The easy narrative is to reach for 2015 and Alonso’s infamous “GP2 engine” radio barb, delivered at Honda’s home race during that painful McLaren reunion. This is his second Honda marriage, after all, and the visual parallels are hard to miss: a proud manufacturer returning to the sharp end of the sport’s power-unit conversation, only to be greeted by teething problems that are impossible to hide.
But Alonso isn’t playing the greatest-hits album. In Bahrain testing, and then again through Melbourne, he’s sounded less like a driver reaching for the detonator and more like a veteran managing expectations — his own, and everyone else’s.
“Less tough than what do you think. I mean not ideal,” Alonso said when asked about Aston Martin team principal Adrian Newey describing it as a “hard mental place” for the 44-year-old to be in. “We all want to win. We have 22 drivers this year. One will win. 21 will be in a difficult and tough mental state, because for me to finish third or fifth or 17th, it really doesn’t matter much.”
It’s a very Alonso way of framing it: brutally competitive, but also oddly liberating. If only one result truly satisfies, then the rest becomes degrees of the same discomfort — and that’s where experience starts to matter. He’s already had the career most drivers would trade their entire CVs for: championships, over 100 podiums, and enough eras lived to recognise when the sport’s current temperature is misleading.
That perspective is the real difference between 2015 and 2026. Back then, the frustration spilled out because the project was young, the deficit was glaring, and the radio button is sometimes the only place a driver can put the reality of the situation. Now, Alonso argues, the world has simply caught up with what that McLaren-Honda group felt at the time.
On the decade that’s passed since the “GP2” moment, Alonso insisted the situation wasn’t as “dramatic” as the noise made it seem — it was just that everything gets amplified. Win a couple of titles, and the sport decides you’re untouchable; struggle, and the same sport decides you’re broken. He noted, too, how history tends to sand down the edges: for years, he felt painted as the lone agitator, when in his view McLaren, Jenson Button and Stoffel Vandoorne were all voicing the same concerns about a power unit that “was not mature enough when we started”.
There’s also a more practical shift in Alonso’s approach now: he’s talking like someone who sees the solution as organisational rather than emotional. Aston Martin isn’t just waiting for Honda to fix it; Alonso pointed to the modern reality of shared data, analysis and resource allocation, and described a more integrated push to help Honda narrow its focus and attack specific weaknesses — “vibration problems” and “deployment issues” included.
In other words, it’s less about venting and more about building the plumbing between factory and trackside operation so problems don’t linger longer than they have to.

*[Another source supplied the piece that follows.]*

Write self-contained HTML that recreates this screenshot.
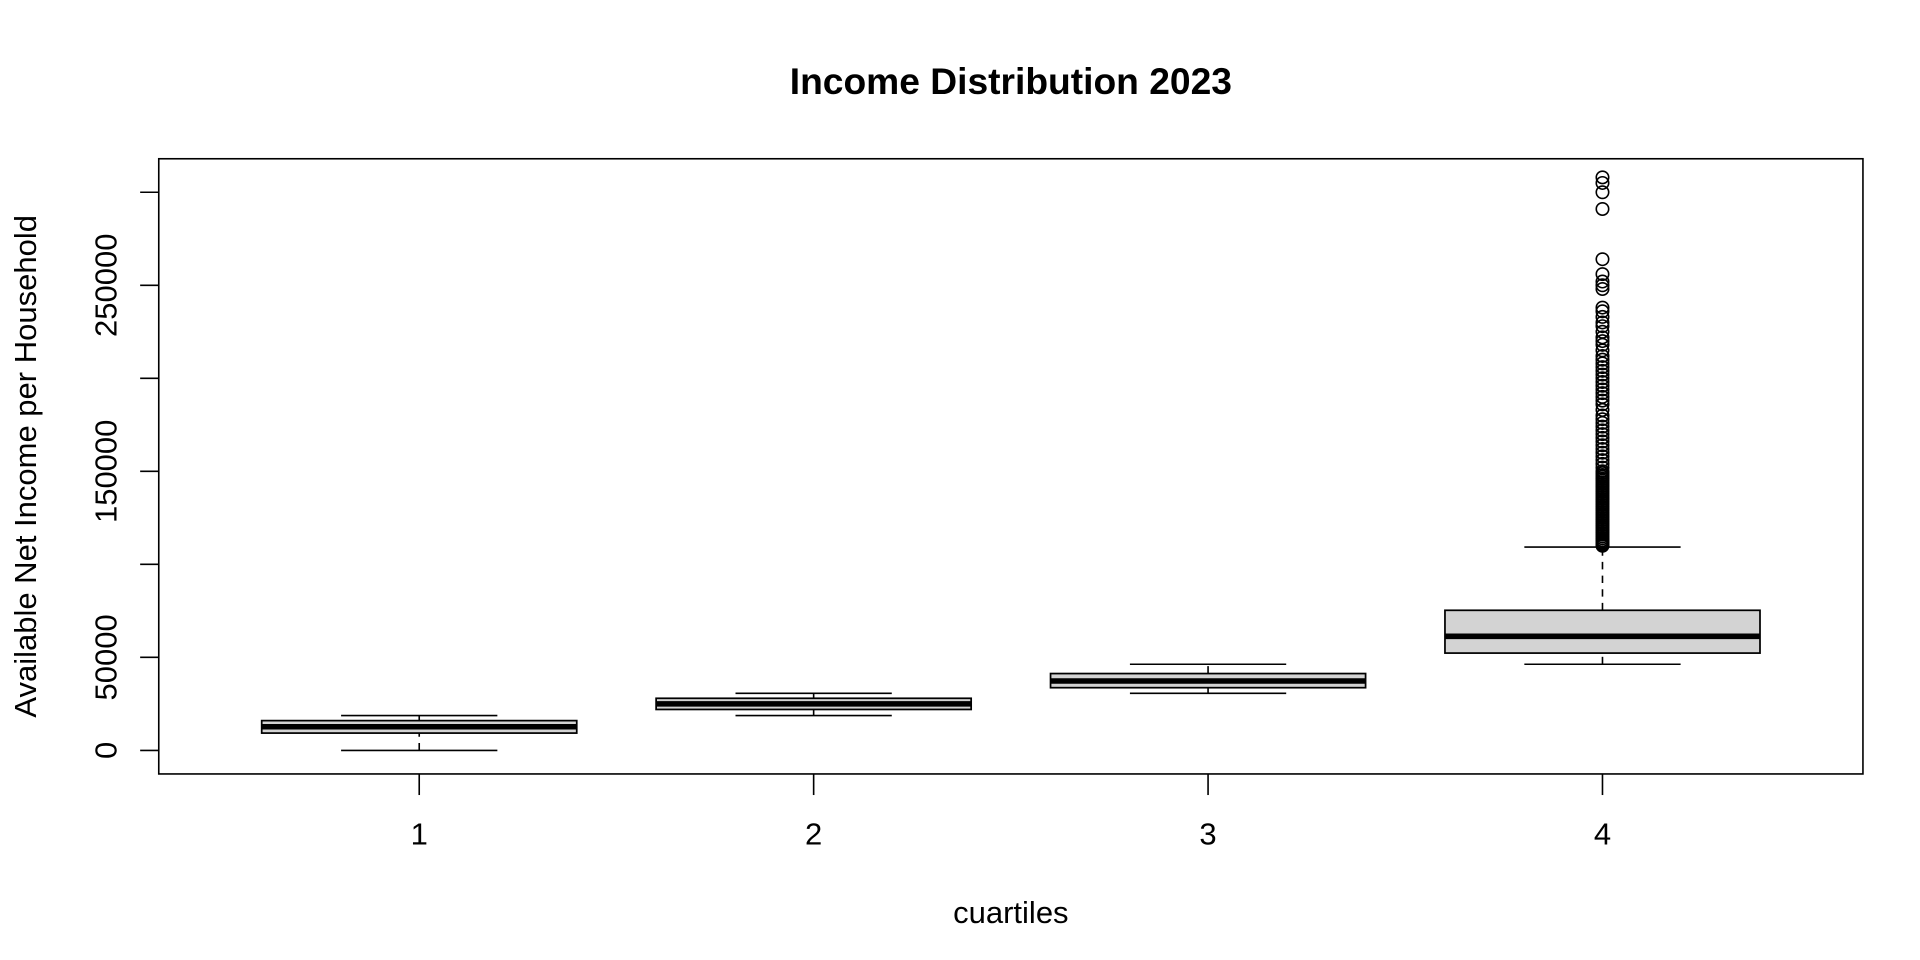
<!DOCTYPE html>
<html><head><meta charset="utf-8"><style>
html,body{margin:0;padding:0;background:#fff;}
svg{display:block;}
text{font-family:"Liberation Sans",Arial,sans-serif;fill:#000;}
</style></head><body>
<svg id="chart" width="1920" height="960" viewBox="0 0 1548 774" preserveAspectRatio="none" xmlns="http://www.w3.org/2000/svg">
<rect x="0" y="0" width="1548" height="774" fill="#fff"/>
<text x="815" y="76" font-size="30" font-weight="bold" text-anchor="middle">Income Distribution 2023</text>
<rect x="128" y="128" width="1374" height="496" fill="none" stroke="#000" stroke-width="1.3"/>
<text x="815" y="744" font-size="25" text-anchor="middle">cuartiles</text>
<text transform="translate(29,376) rotate(-90)" font-size="25" text-anchor="middle">Available Net Income per Household</text>
<g id="marks"></g>
</svg>
<script>
const categories = ["1","2","3","4"];
const whiskerLow = [0, 18700, 30700, 46300];
const q1 = [9300, 22000, 33700, 52300];
const medians = [12700, 25000, 37300, 61300];
const q3 = [16000, 28000, 41300, 75300];
const whiskerHigh = [18700, 30700, 46300, 109300];
const yTicks = [0,50000,100000,150000,200000,250000,300000];
const yTickLabels = ["0","50000","","150000","","250000",""];
const outliers4 = [110000,110500,111000,111500,112000,113000,114000,115000,116000,117000,118000,119000,120000,121000,122000,123000,124000,125000,126000,127000,128000,129000,130000,131000,132000,133000,134000,135000,136000,137000,138000,139000,140000,141000,142000,143000,144000,145000,146000,147000,148000,149000,150000,152000,154000,156000,158000,160000,162000,164000,166000,168000,170000,172000,174000,176000,178000,180000,183000,186000,188000,190000,192000,194000,196000,198000,200000,202000,204000,206000,208000,210000,212000,215000,218000,220000,222000,225000,228000,230000,233000,236000,238000,248000,250000,252000,256000,264000,291000,300000,305000,308000];

const NS="http://www.w3.org/2000/svg";
const g=document.getElementById('marks');
const y=v=>605-v*0.0015;
const x=i=>338+i*318;
function el(tag,attrs){const e=document.createElementNS(NS,tag);for(const k in attrs)e.setAttribute(k,attrs[k]);g.appendChild(e);return e;}
yTicks.forEach((t,i)=>{
  const tk=el('line',{x1:113,x2:128,y1:y(t),y2:y(t),stroke:'#000','stroke-width':1.3});
  
  
  if(yTickLabels[i]){
    const tx=el('text',{transform:`translate(94,${y(t)}) rotate(-90)`,'font-size':25,'text-anchor':'middle'});
    tx.textContent=yTickLabels[i];
    
    
  }
});
const hw=127, cw=63;
categories.forEach((c,i)=>{
  const cx=x(i);
  const tk=el('line',{x1:cx,x2:cx,y1:624,y2:641,stroke:'#000','stroke-width':1.3});
  
  
  const tl=el('text',{x:cx,y:681,'font-size':25,'text-anchor':'middle'});
  tl.textContent=c;
  
  
  const w1=el('line',{x1:cx,x2:cx,y1:y(whiskerLow[i]),y2:y(q1[i]),stroke:'#000','stroke-width':1.3,'stroke-dasharray':'6,5'});
  
  
  const w2=el('line',{x1:cx,x2:cx,y1:y(q3[i]),y2:y(whiskerHigh[i]),stroke:'#000','stroke-width':1.3,'stroke-dasharray':'6,5'});
  
  
  const c1=el('line',{x1:cx-cw,x2:cx+cw,y1:y(whiskerLow[i]),y2:y(whiskerLow[i]),stroke:'#000','stroke-width':1.3});
  
  
  const c2=el('line',{x1:cx-cw,x2:cx+cw,y1:y(whiskerHigh[i]),y2:y(whiskerHigh[i]),stroke:'#000','stroke-width':1.3});
  
  
  const b=el('rect',{x:cx-hw,y:y(q3[i]),width:2*hw,height:y(q1[i])-y(q3[i]),fill:'#d3d3d3',stroke:'#000','stroke-width':1.4});
  
  
  const m=el('line',{x1:cx-hw,x2:cx+hw,y1:y(medians[i]),y2:y(medians[i]),stroke:'#000','stroke-width':4.5});
  
  
});
outliers4.forEach(v=>{
  const o=el('circle',{cx:x(3),cy:y(v),r:5,fill:'none',stroke:'#000','stroke-width':1.3});
  
  
});
</script>
</body></html>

That’s not a guarantee of a quick turnaround — Alonso was clear it “will not be an immediate solution” — but it’s a very different posture to the one that made him a lightning rod in the mid-2010s.
What’s striking is how calmly he’s willing to sit in the discomfort. Alonso admitted it’s “a bumpy start” to the Aston Martin-Honda collaboration, but he also framed it as part of the deal: first year, new partnership, and a moment the team has to “go through”. For a driver who’s spent much of his career refusing to accept pain as inevitable, that’s a notable bit of acceptance — not resignation, but recognition.
And behind it sits the warning he opened with: the order won’t stay like this. Formula 1’s regulation shifts always invite early chaos, and 2026 is no different. Melbourne might have exposed Aston Martin and Honda’s weak points in unflattering light, but it also provided a baseline — the ugly kind teams can work from. Alonso’s bet, as ever, is that the sport rewards those who keep their nerve when the picture is still developing.
For now, he’s not asking anyone to clap along while the car shakes itself apart. He’s asking for time, for work, and for the paddock to remember how rarely the first page tells you how the book ends.